Wednesday, July 21, 2010

Radial panning zoom blur (Basic)

The shot above is an example of what I call radial panning zoom blur. Zoom blur is when you use a slow shutter speed while zooming in to get lines radiating from the subject. Radial zoom blur is when you rotate the camera while zooming, resulting in radial lines (also discussed below). Radial panning zoom blur is like radial zoom blur but in the process you also pan the camera.

It's not as difficult as it sounds. Here's how I do it:
1. I put the lens at its widest angle.
2. I frame the start of the zoom blur.
3. I choose a slow shutter speed (in the shot above 1/15).
4. To do a radial zoom movement, I hold the lens' zoom with my left hand, then while keeping my left hand steady, I rotate the camera as I press the shutter. The rotation of course results in the lens being zoomed.
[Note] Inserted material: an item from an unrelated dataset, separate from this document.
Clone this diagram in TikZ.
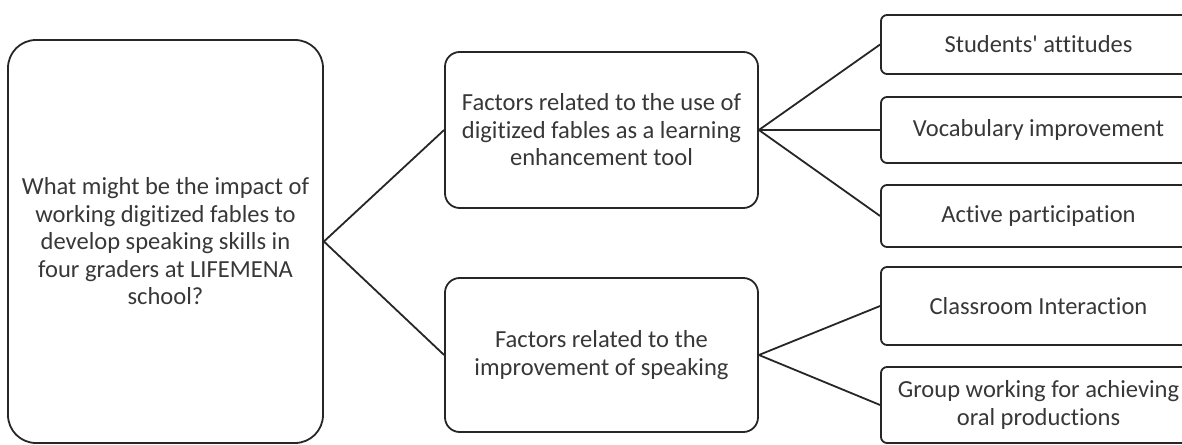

With a radial panning zoom, I do the same thing except the left hand pans the camera as I rotate the camera and press the shutter with my right hand.

Easy! ;)


  1. I saw a photographer using this technique to photograph some dancers at a club while I was in Shanghai... What I didn't (and still don't) really understand is why. I've tried it a few times myself, but I always end up scrapping the picture... Is there a certain psychological impact? When should this technique be used? Thanks

  2. Hi Ed! I think this technique, like other techniques involving light trails, are useful for conveying a sense of energy and movement. For that reason I think it's great to use at a dance club like what you saw.

    In addition, if the light trails form a pattern around the subject, it can be an interesting background for the subject.